Tracey Conway (born August 27, 1956) is an actress, comedienne, writer and cardiac health advocate. She was a regular cast member on KING-TV's Almost Live!, a Seattle-based sketch comedy show, from 1984 to 1999.

==Early life==
Conway earned a BFA (Theater Arts) from the University of New Mexico. A classically trained actress, she attained a MFA in Drama from the University of Southern California and moved to Seattle to pursue stage acting. Conway was diagnosed with arrhythmia in her 20s and was prescribed medication. She lost her only brother, Mark, to a heart attack at age 39.

==Almost Live!==
Conway came to the attention of the Almost Live! creative team while temping in the human resources department of KING television as she pursued her theater acting career. She was first recruited by the show for an April Fool's Day sketch depicting the fictitious collapse of Seattle's Space Needle, where her "eyewitness" performance resulted in the station being inundated with calls and the 9-1-1 callboard being disabled.

Conway was one of the main female performers on Almost Live!, and her recurring characters included the eponymous character in "The Worst Girlfriend in the World" sketches. In 1992, just prior to the show starting its two-year run on the Comedy Central network, Conway won the Northwest Emmy Award for Best Talent. She won two Emmy award nominations for her writing on the show.

===Heart attack===
On January 21, 1995, at the close of a live taping of Almost Live!, Conway's heart went into potentially fatal arrhythmia ventricular fibrillation and she collapsed from sudden cardiac arrest on the set of the show. At first, the audience thought the collapse was a joke, as the cast had just done a sketch spoofing the television show ER. According to Conway, "A hundred people laughed at me. They assumed this was an actor's pratfall", but her fellow cast members knew this was unscripted. A volunteer firefighter in the audience performed CPR on Conway until first responders arrived. After about 18 minutes, following the sixth defibrillator shock, Conway's heart begin beating on its own again.

Conway was transported by Medic One to Harborview Medical Center, the sole level one emergency hospital in the northwest, and was treated in the emergency cardiac care unit for four days. Following multiple tests that determined her cardiac arrest was idiopathic, she was transferred to Harborview's sister hospital, the University of Washington Medical Center, where an implantable cardioverter-defibrillator (ICD) was implanted in her chest.

Two weeks after Conway's collapse on the set of Almost Live!, she was back on set for a live taping. She continued to be a full-time cast member and writer for the remainder of the show's 15-year run. Conway has said she suspects that cigarettes she smoked during a sketch may have played a factor in her heart attack.

==Advocacy==
Conway is now a regular speaker on the dangers of heart disease. Her presentations have included Drop Dead Gorgeous! and Dead: Been There! Done That! She is a regular keynote speaker at "Go Red for Women!" events across the country for the American Heart Association. At her speaking engagements, she encourages attendees to know their blood pressure, weight, cholesterol, blood sugar and other heart-related factors and has them demonstrate CPR to the sounds of the Bee Gees' "Stayin' Alive".
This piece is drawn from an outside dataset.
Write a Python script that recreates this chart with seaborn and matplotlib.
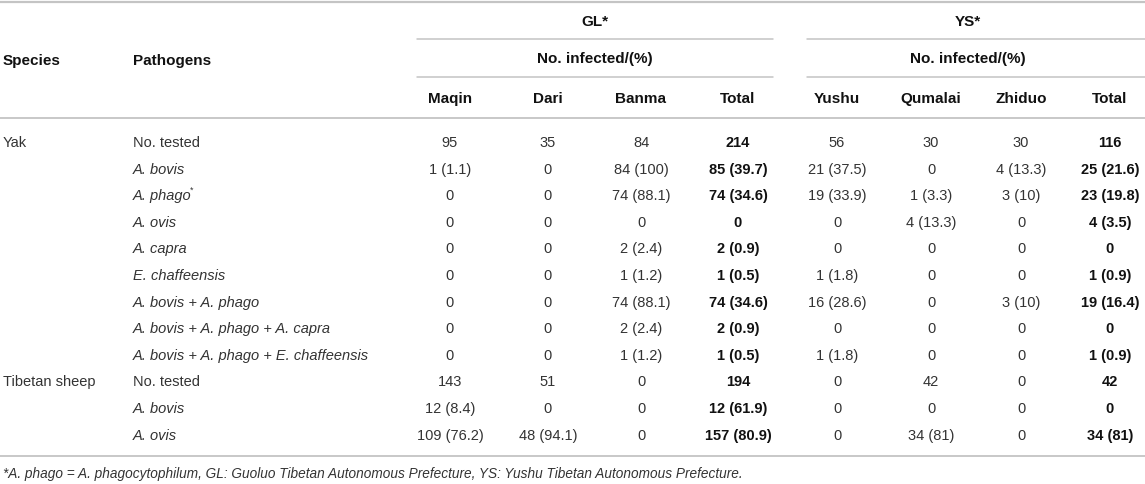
import matplotlib
matplotlib.use("Agg")
import matplotlib.pyplot as plt
import seaborn as sns

# table content
species = ["Yak", "", "", "", "", "", "", "", "", "Tibetan sheep", "", ""]
pathogens = ["No. tested", "A. bovis", "A. phago*", "A. ovis", "A. capra", "E. chaffeensis",
             "A. bovis + A. phago", "A. bovis + A. phago + A. capra",
             "A. bovis + A. phago + E. chaffeensis",
             "No. tested", "A. bovis", "A. ovis"]

regions = ["GL*", "YS*"]
gl_counties = ["Maqin", "Dari", "Banma", "Total"]
ys_counties = ["Yushu", "Qumalai", "Zhiduo", "Total"]

maqin = ["95", "1 (1.1)", "0", "0", "0", "0", "0", "0", "0", "143", "12 (8.4)", "109 (76.2)"]
dari = ["35", "0", "0", "0", "0", "0", "0", "0", "0", "51", "0", "48 (94.1)"]
banma = ["84", "84 (100)", "74 (88.1)", "0", "2 (2.4)", "1 (1.2)", "74 (88.1)", "2 (2.4)",
         "1 (1.2)", "0", "0", "0"]
gl_total = ["214", "85 (39.7)", "74 (34.6)", "0", "2 (0.9)", "1 (0.5)", "74 (34.6)", "2 (0.9)",
            "1 (0.5)", "194", "12 (61.9)", "157 (80.9)"]
yushu = ["56", "21 (37.5)", "19 (33.9)", "0", "0", "1 (1.8)", "16 (28.6)", "0", "1 (1.8)",
         "0", "0", "0"]
qumalai = ["30", "0", "1 (3.3)", "4 (13.3)", "0", "0", "0", "0", "0", "42", "0", "34 (81)"]
zhiduo = ["30", "4 (13.3)", "3 (10)", "0", "0", "0", "3 (10)", "0", "0", "0", "0", "0"]
ys_total = ["116", "25 (21.6)", "23 (19.8)", "4 (3.5)", "0", "1 (0.9)", "19 (16.4)", "0",
            "1 (0.9)", "42", "0", "34 (81)"]

footnote = ("*A. phago = A. phagocytophilum, GL: Guoluo Tibetan Autonomous Prefecture, "
            "YS: Yushu Tibetan Autonomous Prefecture.")

sns.set_style("white")
plt.rcParams["font.family"] = ["Liberation Sans", "DejaVu Sans"]

fig = plt.figure(figsize=(11.45, 4.85), dpi=100)
ax = fig.add_axes([0, 0, 1, 1])
ax.set_xlim(0, 1145)
ax.set_ylim(485, 0)
ax.axis("off")
renderer = fig.canvas.get_renderer()

fs = 10.5
hfs = 11
dark = "#333333"
black = "#111111"
line_c = "#c4c4c4"


def draw_pathogen(x, y, name):
    if name.startswith("No."):
        ax.text(x, y, name, fontsize=fs, va="center", color=dark)
        return
    star = name.endswith("*")
    t = ax.text(x, y, name.rstrip("*"), fontsize=fs, style="italic", va="center", color=dark)
    if star:
        w = t.get_window_extent(renderer).width
        ax.text(x + w - 2, y - 6, "*", fontsize=fs * 0.6, va="center", color=dark)


# horizontal rules
ax.plot([0, 1145], [3, 3], color=line_c, lw=1.6)
ax.plot([0, 1145], [119, 119], color=line_c, lw=1.3)
ax.plot([0, 1145], [457, 457], color=line_c, lw=1.3)
spans = [(417, 773), (807, 1145)]
for x0, x1 in spans:
    for y in (40, 78):
        ax.plot([x0, x1], [y, y], color=line_c, lw=1.1)

ax.text(3, 61, "Species", fontsize=hfs, fontweight="bold", va="center", color=black)
ax.text(133, 61, "Pathogens", fontsize=hfs, fontweight="bold", va="center", color=black)

centers = [(595, regions[0]), (968, regions[1])]
for cx, lab in centers:
    ax.text(cx, 22, lab, fontsize=hfs, fontweight="bold", ha="center", va="center", color=black)
    ax.text(cx, 59, "No. infected/(%)", fontsize=hfs, fontweight="bold", ha="center",
            va="center", color=black)

col_x = [450, 548, 641, 738, 837, 931, 1021, 1110]
columns = [maqin, dari, banma, gl_total, yushu, qumalai, zhiduo, ys_total]
headers = gl_counties + ys_counties
for x, h in zip(col_x, headers):
    ax.text(x, 99, h, fontsize=hfs, fontweight="bold", ha="center", va="center", color=black)

row_y0, row_dy = 143, 26.6
for i in range(len(pathogens)):
    y = row_y0 + i * row_dy
    if species[i]:
        ax.text(3, y, species[i], fontsize=fs, va="center", color=dark)
    draw_pathogen(133, y, pathogens[i])
    for j, (x, col) in enumerate(zip(col_x, columns)):
        bold = headers[j] == "Total"
        ax.text(x, y, col[i], fontsize=fs, ha="center", va="center",
                fontweight="bold" if bold else "normal",
                color=black if bold else dark)

ax.text(3, 474, footnote, fontsize=9.8, style="italic", va="center", color=dark)

fig.savefig("out.png", dpi=100)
Conway has served as emcee and auction host for fundraising events, is involved with several organizations promoting automated external defibrillators (AEDs) and ICDs, serves on the board of Seattle's Hope Heart Institute and is a professional member of the National Speakers Association. In addition to her speaking engagements, she has contributed to Chicken Soup for the Soul and has appeared on PBS' Second Opinion.